JURNALKALIMANTAN.COM, BARITO KUALA – Dinas Ketahanan Pangan dan Perikanan (DKP2) Kabupaten Barito Kuala (Batola), siap kembangkan pengolahan bibit ikan haruan, pipih dan nila di ¬Bumi Ije Jela, pada tahun 2021.
Program tersebut dicanangkan Kepala DKP2 Batola, Dr. Ir. Rahmanuddin Murad., MS., yang baru menjabat sejak 15 Januari 2020.
Untuk mewujudkannya, pihaknya terus berupaya memperbaiki sarana dan prasarana Balai Benih Ikan (BBI) Batola yang selama ini mati suri.

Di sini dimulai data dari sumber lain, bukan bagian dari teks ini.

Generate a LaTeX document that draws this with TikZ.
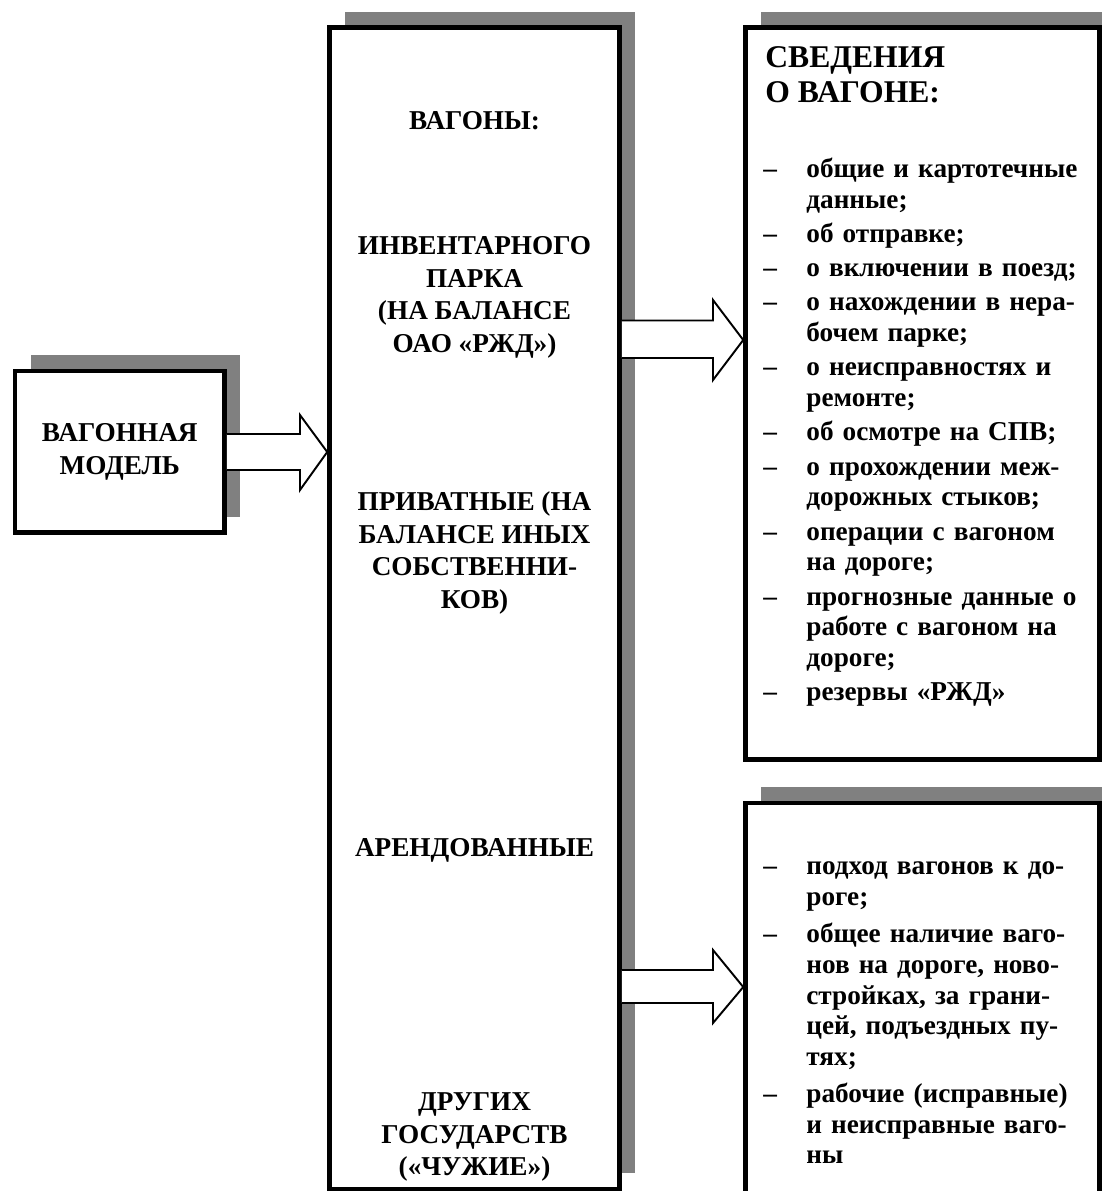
\documentclass[tikz,border=0pt]{standalone}
\usepackage{fontspec}
\setmainfont{Liberation Serif}
\usetikzlibrary{shadows}
\newcommand{\dline}{\par\hangindent=24.5pt\hangafter=1\noindent\makebox[24.5pt][l]{–}}

\begin{document}
\begin{tikzpicture}[x=0.02cm, y=-0.02cm,
            font=\bfseries\fontsize{15.5}{18.5}\selectfont,
            box/.style = {draw,line width=2.6pt,fill=white,inner sep=0pt,
                drop shadow={shadow xshift=9pt,shadow yshift=9pt,
                    fill=black!50,opacity=1}},
            unbox/.style = {inner sep=0pt,align=center,anchor=north},
            lst/.style = {inner sep=0pt,text width=230pt,anchor=base west,
                font=\bfseries\fontsize{15.5}{17.5}\selectfont},
            barrow/.style = {draw,line width=1.1pt,fill=white}]
            \useasboundingbox (0,0) rectangle (1102,1191);
            \clip (0,0) rectangle (1102,1191);
            \node[box,align=center,minimum width=4.19cm,minimum height=3.23cm]
                (b1) at (119.75,451.75) {ВАГОННАЯ\\МОДЕЛЬ};
            \node[box,minimum width=5.8cm,minimum height=23.23cm] (b2) at (474.5,608.25) {};
            \node[box,minimum width=7.08cm,minimum height=14.64cm] (b3) at (922.5,393.5) {};
            \node[box,minimum width=7.08cm,minimum height=8.94cm] (b4) at (922.5,1026.5) {};
            % middle column
            \node[unbox] (w1) at (474.5,111.5) {ВАГОНЫ:};
            \node[unbox] (w2) at (474.5,236.5) {ИНВЕНТАРНОГО\\ПАРКА\\(НА БАЛАНСЕ\\ОАО «РЖД»)};
            \node[unbox] (w3) at (474.5,491.5) {ПРИВАТНЫЕ (НА\\БАЛАНСЕ ИНЫХ\\СОБСТВЕННИ-\\КОВ)};
            \node[unbox] (w4) at (474.5,838.5) {АРЕНДОВАННЫЕ};
            \node[unbox] (w5) at (474.5,1092.5) {ДРУГИХ\\ГОСУДАРСТВ\\(«ЧУЖИЕ»)};
            % right column
            \node[inner sep=0pt,anchor=north west,align=left,
                font=\bfseries\fontsize{18}{20}\selectfont] (h1) at (765,46.5)
                {СВЕДЕНИЯ\\О ВАГОНЕ:};
            \node[lst] (s1) at (763,143) {\setlength{\parskip}{2pt}%
                \dline общие и картотечные\newline данные;
                \dline об отправке;
                \dline о включении в поезд;
                \dline о нахождении в нера-\newline бочем парке;
                \dline о неисправностях и\newline ремонте;
                \dline об осмотре на СПВ;
                \dline о прохождении меж-\newline дорожных стыков;
                \dline операции с вагоном\newline на дороге;
                \dline прогнозные данные о\newline работе с вагоном на\newline дороге;
                \dline резервы «РЖД»\par};
            \node[lst] (s2) at (763,838) {\setlength{\parskip}{3.5pt}%
                \dline подход вагонов к до-\newline роге;
                \dline общее наличие ваго-\newline нов на дороге, ново-\newline
                    стройках, за грани-\newline цей, подъездных пу-\newline тях;
                \dline рабочие (исправные)\newline и неисправные ваго-\newline ны\par};
            % block arrows
            \draw[barrow] (b1.east |- 0,434) -- (300,434) -- (300,415) -- (b2.west |- 0,452)
                -- (300,490) -- (300,470) -- (b1.east |- 0,470);
            \draw[barrow] (b2.east |- 0,320.5) -- (713,320.5) -- (713,300) -- (b3.west |- 0,340)
                -- (713,380) -- (713,358) -- (b2.east |- 0,358);
            \draw[barrow] (b2.east |- 0,970) -- (713,970) -- (713,950) -- (b4.west |- 0,987)
                -- (713,1023) -- (713,1003) -- (b2.east |- 0,1003);
        \end{tikzpicture}
\end{document}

“Ke depan, program ini akan menghasilkan produk unggulan bagi Batola di tingkat nasional,” harap Rahmanuddin Murad, saat ditemui di ruang kerjanya, Jumat (14/08/2020).
Sebagai persiapan, pada akhir tahun ini, pihaknya berencana melakukan penelitian sekaligus belajar ke Kelompok Tani Barabai, yang berhasil melakukan pengolahan bibit ikan haruan. Bahkan keberhasilannya telah diuji dan dibuktikan oleh Dosen Budidaya Perairan Universitas Lambung Mangkurat, DR. Slamat, S.Pi., M.Si,
Ikan ini coba dibudidayakan lebih luas oleh DKP2 Batola, lantaran memiliki banyak manfaat, termasuk albumennya.
Karena seperti diketahui, albumen bisa digunakan sebagai salah satu obat penyakit dalam, baik untuk setelah operasi maupun setelah melahirkan.
Albumen tersebut bisa didapatkan lewat air rebusan ikan haruan, yang kalau dirupiahkan, satu infusnya bisa berharga Rp1,5 juta sampai Rp2 juta.
“Selain haruan, albumen ini juga bisa didapat dari ikan tauman, karandang dan kihung,” urai Rahmanuddin saat mengutip pendapat DR. Julianti, ahli albumen yang siap didatangkan pihaknya ke Batola, pada perubahan anggaran nantinya.
Selanjutnya, bersamaan dengan pembudidayaan ikan haruan, DKP2 Batola juga berencana mengolah pembibitan ikan pipih, dengan terlebih dulu berkunjung ke Kuala Pembuang di Kabupaten Seruyan, Provinsi Kalimantan Tengah.
“Hal ini dilakukan untuk kemajuan pembangunan dan menambah pendapatan asli daerah,” jelas Rahmanuddin.
Usaha pengolahan pembibitan ikan ini sangat diupayakan pihaknya, agar para petani Batola tidak perlu lagi membeli ke luar daerah. Apalagi bibit dari luar Batola sering tidak efektif, lantaran hanya 60% yang bertahan hidup, akibat kondisi lingkungan dan perairan yang berbeda.
“Selisih kematian ikannya bisa mencapai 25%, apabila dibandingkan dengan bibit ikan dari BBI Batola, yang berarti sangat bagus apabila diolah di daerah sendiri,” jelas Rahmanuddin.
Selain itu tambahnya, pengolahan bibit ikan di tempat sendiri juga bisa menghemat pengeluaran sampai Rp2 juta per tahun.
Untuk pengolahan bibit ikan ini, pihaknya juga telah mendapat bantuan bioflok, berupa profil teng segi empat, dan kolam terpal.
“Pemerintah Kabupaten Batola akan mendapatkan bantuan paket bioflok dari pemerintah pusat, yang nantinya langsung diserahterimakan oleh Bupati Hj. Noormiliyani, SH.,” pungkas Rahmanuddin.